Another difference between Seno’s model and the approach of Jonzén–Lundberg is that in the latter census can take place in three different moments, namely, after every discrete event occurs in the annual cycle. As we have mentioned, even in simple models with only two discrete events, census time is important for management decisions. Although this aspect has been emphasized in previous work (e.g., [5, 7, 10]), we give an illustrative example and propose two criteria to choose between spring and autumn harvest.
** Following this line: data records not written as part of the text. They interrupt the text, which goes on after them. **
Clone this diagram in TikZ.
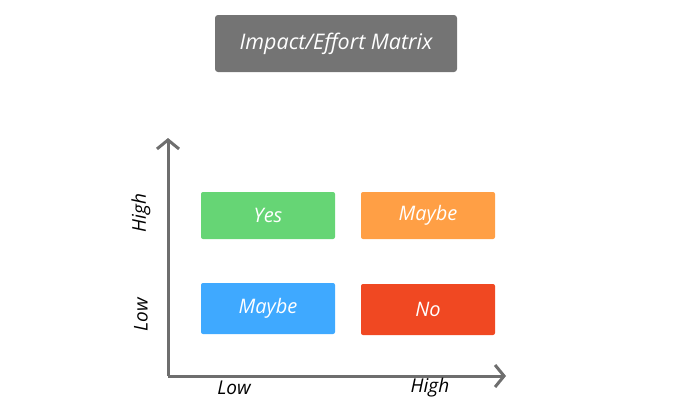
\documentclass[tikz,border=0pt]{standalone}
\usepackage{fontspec}
\setmainfont{Open Sans}
\usetikzlibrary{arrows.meta}
\definecolor{titlegray}{HTML}{747474}
\definecolor{axisgray}{HTML}{6E6E6E}
\definecolor{cgreen}{HTML}{66D575}
\definecolor{corange}{HTML}{FF9F45}
\definecolor{cblue}{HTML}{3FA9FF}
\definecolor{cred}{HTML}{F04822}
\begin{document}
\begin{tikzpicture}[x=1pt,y=-1pt,
  cell/.style={rounded corners=2pt,minimum width=134pt,inner sep=0pt,text=white,font=\itshape\fontsize{20}{24}\selectfont},
  axlab/.style={font=\itshape\fontsize{19}{22}\selectfont,text=black,inner sep=0pt},
  axis/.style={draw=axisgray,line width=3pt,-{Straight Barb[length=9pt,width=22pt,line width=3pt]}}]
\useasboundingbox (0,0) rectangle (700,408);
\node[fill=titlegray,rounded corners=3pt,minimum width=242pt,minimum height=57pt,inner sep=0pt,text=white,font=\itshape\fontsize{21.5}{25}\selectfont] (title) at (336,43.5) {Impact/Effort Matrix};
\coordinate (origin) at (168,376);
\coordinate (ytop) at (168,138);
\coordinate (xend) at (506,376);
\draw[axis] (origin) -- (ytop);
\draw[axis] (origin) -- (xend);
\node[cell,fill=cgreen,minimum height=47pt] (yes) at (268,215.5) {Yes};
\node[cell,fill=corange,minimum height=47pt] (maybe1) at (428,215.5) {Maybe};
\node[cell,fill=cblue,minimum height=51pt] (maybe2) at (268,308.5) {Maybe};
\node[cell,fill=cred,minimum height=51pt] (no) at (428,309.5) {No};
\node[axlab] (xlow) at (234,388) {Low};
\node[axlab] (xhigh) at (430,388) {High};
\node[axlab,rotate=90] (yhigh) at (141,213) {High};
\node[axlab,rotate=90] (ylow) at (141,315) {Low};
\end{tikzpicture}
\end{document}
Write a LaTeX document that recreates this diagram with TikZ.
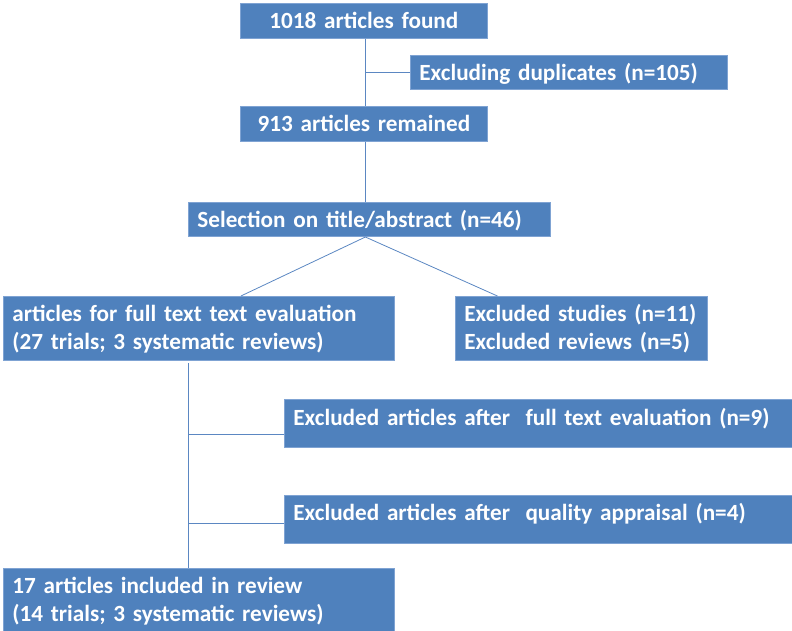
\documentclass[tikz,border=0pt]{standalone}
\usepackage{fontspec}
\setmainfont{Carlito}[WordSpace=0.85]
\usepackage{xcolor}
\definecolor{boxblue}{HTML}{4F81BD}
\definecolor{edgeblue}{HTML}{7FA3D3}
\definecolor{linkblue}{HTML}{5B87C2}
\tikzset{
  box/.style={fill=boxblue, draw=edgeblue, line width=0.8pt, text=white,
    font=\bfseries\fontsize{23.2}{28}\selectfont, anchor=north west,
    inner xsep=9pt, inner ysep=0pt, text height=25.5pt, align=left},
  midbox/.style={box, inner xsep=0pt, align=center},
  link/.style={draw=linkblue, line width=0.8pt}
}

\begin{document}
\begin{tikzpicture}[x=1pt, y=-1pt]
            \useasboundingbox (0,0) rectangle (792,630);

            % Top of the chart
            \node[midbox, text width=247pt, text depth=9.5pt] (found) at (240,3) {1018 articles found};
            \node[box, text width=299pt, text depth=9pt] (dupl) at (410,54.5) {Excluding duplicates (n=105)};
            \node[midbox, text width=247pt, text depth=9.5pt] (remain) at (240,106) {913 articles remained};
            \node[box, text width=344pt, text depth=9pt] (select) at (188,201.7) {Selection on title/abstract (n=46)};

            \draw[link] ([xshift=1.5pt]found.south) -- ([xshift=1.5pt]remain.north);
            \draw[link] ([xshift=1.5pt]found.south |- dupl.west) -- (dupl.west);
            \draw[link] ([xshift=1.5pt]remain.south) -- ([xshift=1.5pt]remain.south |- select.north);

            % Split after selection
            \node[box, text width=373pt, text depth=38pt] (fulltext) at (3,296) {articles for full text text evaluation\\(27 trials; 3 systematic reviews)};
            \node[box, text width=234pt, text depth=38pt] (exclA) at (455,296) {Excluded studies (n=11)\\Excluded reviews (n=5)};

            \coordinate (split) at ([xshift=1.5pt]remain.south |- select.south);
            \draw[link] (split) -- ([xshift=42pt]fulltext.north);
            \draw[link] (split) -- ([xshift=-84pt]exclA.north);

            % Exclusions and final set
            \node[box, text width=490pt, text depth=22pt] (exclB) at (284,399.3) {Excluded articles after\ \ full text evaluation (n=9)};
            \node[box, text width=490pt, text depth=22.5pt] (exclC) at (284,495) {Excluded articles after\ \ quality appraisal (n=4)};
            \node[box, text width=373pt, text depth=40pt] (incl) at (3,568) {17 articles included in review\\(14 trials; 3 systematic reviews)};

            \coordinate (trunk) at ([xshift=-10.5pt, yshift=-3pt]fulltext.south);
            \draw[link] (trunk) -- (trunk |- incl.north);
            \draw[link] ([yshift=-11pt]trunk |- exclB.west) -- ([yshift=-11pt]exclB.west);
            \draw[link] ([yshift=-4pt]trunk |- exclC.west) -- ([yshift=-4pt]exclC.west);
        \end{tikzpicture}
\end{document}
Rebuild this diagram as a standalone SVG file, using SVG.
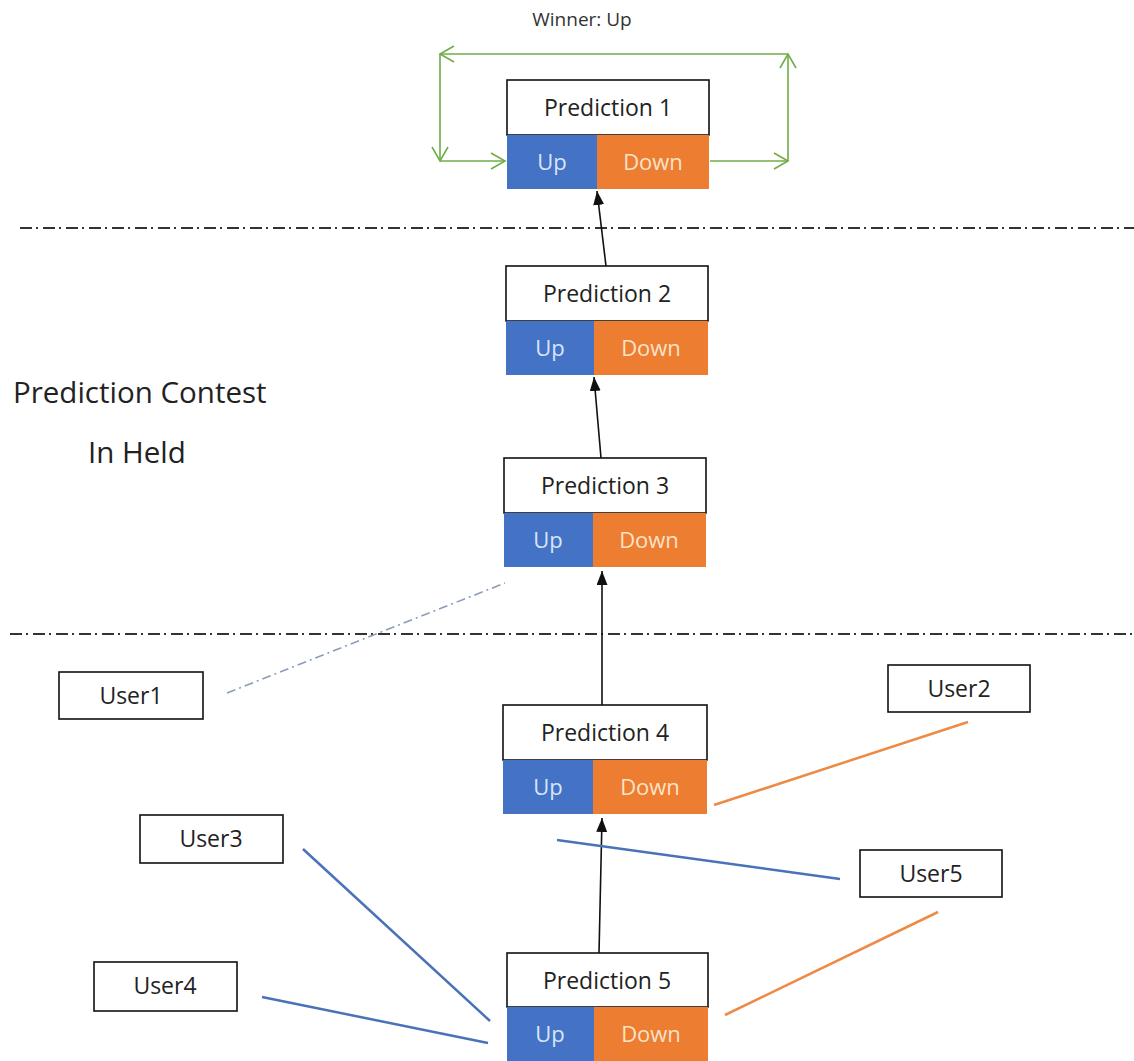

In Fig. 4, we plot the positive equilibrium of models (4) and (5), with \(R(x)=xe^{3(1-x)}\), \(M(x)=xe^{-0.3x}\), \(H(x)=(1-\gamma )x\). We denote by \(N_b\), \(N_{nb}\), and \(N_h\) the population sizes at the end of the breeding, the nonbreeding, and the harvesting seasons, respectively. A manager looking at panel (b) (census after winter mortality) would say that spring harvest is preferable for conservation purposes, but panel (c) sends the opposite message.

Fig. 4

Population size at equilibrium as harvesting intensity is increased, with blue color for spring harvest and black color for autumn harvest. a Census after reproduction; b Census after natural mortality; c Census after harvesting

We suggest two criteria for choosing between autumn harvest and spring harvest. Having in mind the diagrams in Fig. 5, we arrive at the following conclusions:

1. (i)

   looking at census with lower population densities: if the target is sustainability, it seems autumn harvest is preferable;

2. (ii)

   looking at the yield: if the target is maximizing yield, again autumn harvest seems to be better.

Fig. 5

Comparison between spring harvest (blue color) and autumn harvest (black color). a Low population densities are attained censusing after harvesting in the first case, and after natural mortality in the second one; b The yield is obtained as the difference between the number of individuals just after the harvesting season and just before it

5 Discussion

Theoretical and experimental results indicate that the size of seasonal populations depends strongly on harvest time. Using two different approaches based on discrete-time population models, we aimed to contribute to the understanding of the influence of harvest time and census time in the management of exploited populations. In summary, we list the following main conclusions:

1. (i)

   Extinction: for globally persistent models, harvest timing does not change the critical harvest intensity leading to extinction. In models with Allee effects, a suitable harvest timing could prevent population collapses.

2. (ii)

   Stability: harvest timing has a strong influence on the stability properties of the population. However, choosing a suitable harvest season depends on other population parameters (birth rate, mortality rate).

3. (iii)

   Hydra effects: population can increase in response to an increasing mortality. Harvesting seasonal populations can lead to new forms of this paradoxical effect.

4. (iv)

   Census time: seasonal models emphasize the importance of sampling the population after every discrete event occurs during one cycle.